3. Investor base diversification. The fund counted a global array of LPs: pensions, endowments, sovereign wealth funds, family offices, etc., from across North America, Europe, Asia, and Middle East. This diversification spreads risk (currency, regulatory, economic), but also reflects LPs’ growing desire for European lower middle market exposure—often perceived as undervalued relative to larger buyouts—but needing GP expertise to identify and manage operational complexities.

4. Strategic challenges and risks ahead. Deploying €1.6 billion at the targeted deal size implies committing between ~€50-100 million equity per deal, meaning ~15-30 deals—execution risk is meaningful. Competitive tension for high-quality opportunities could drive up valuation multiples or push GPs into second-tier assets. Exit pathways may be constrained: mid-market exits, IPOs, trade sales in Europe have yet to recover fully.
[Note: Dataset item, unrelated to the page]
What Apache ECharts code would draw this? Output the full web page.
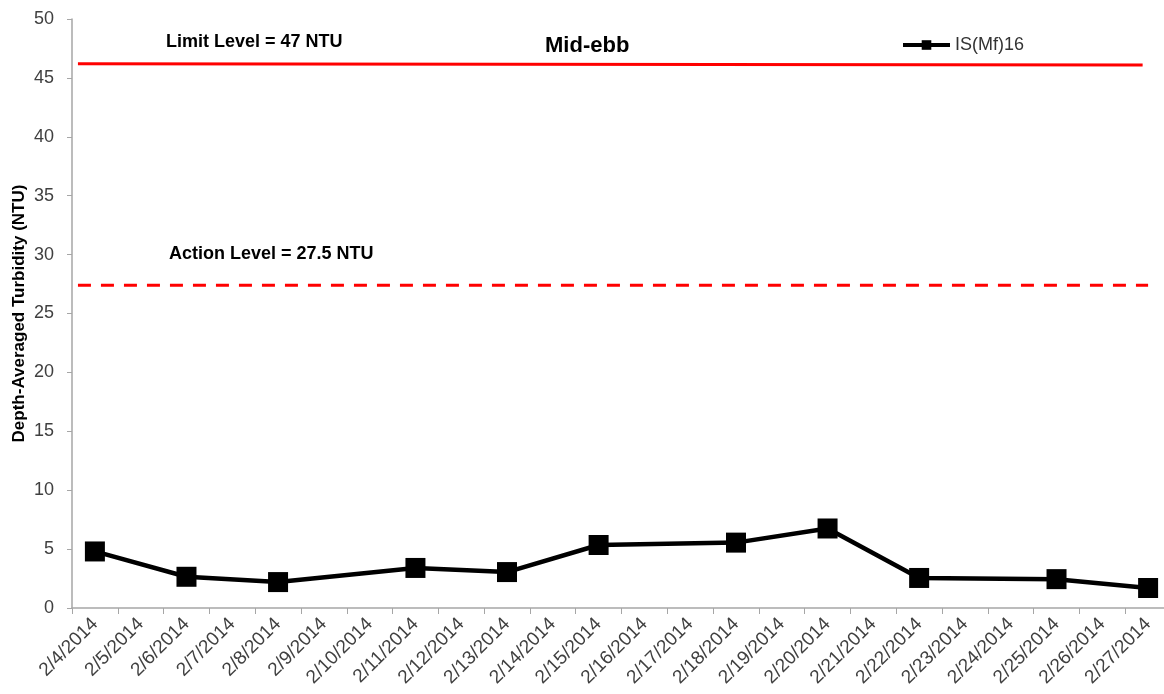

Also, macro risks—energy costs, regulation, supply chains—remain high.

5. Implications for LPs and the market. LPs who backed Fund IV seem to be expressing conviction in alpha from operating teams and in PE sectors like industrials, healthcare, business services, tech. For competing GPs, H.I.G.’s success puts pressure to demonstrate differentiation, whether through sector specialization, operational strength, or value creation capabilities. The fundraising success also signals that capital remains available for riskier, less liquid lower middle market segments if GPs deliver track record and clarity.

Open questions:

  • What return hurdles has H.I.G. set for Fund IV vs. its prior vintages (in ORR, IRR)?
  • How will inflation, cost of capital, and supply chain constraints impact performance of operationally complex lower mid-market businesses?
  • What are the expected exit timelines, and how does H.I.G. plan to manage exit risks in less efficient markets?
  • How much capital from predecessor funds remains undrawn, and will H.I.G. overlap investments across vintages?
Supporting Notes
  • Fund IV closed with aggregate capital commitments of €1.6 billion in early 2026, via an oversubscribed first and final close within six months of launch.
  • H.I.G. has approximately $74 billion in assets under management globally.
  • The fund targets undermanaged European lower middle market companies, focusing on situations with operational complexity and difficult transaction dynamics.
  • European team size of 150 investment professionals across five core European offices: London, Milan, Hamburg, Paris, Madrid; 92 private equity platform investments since 2007 in Europe.
  • Deal size targets: enterprise value up to €250 million; EBITDA between €10-35 million; equity checks up to €100 million per deal; average check size ~€50 million.
  • Recent exits referenced: sale of Xtera and Project Informatica; recaps and exits in past 2-3 months.
  • LP base includes asset managers, public and corporate pensions, family offices, endowments and foundations, sovereign wealth funds, and consultants across North America, Europe, Middle East, Asia.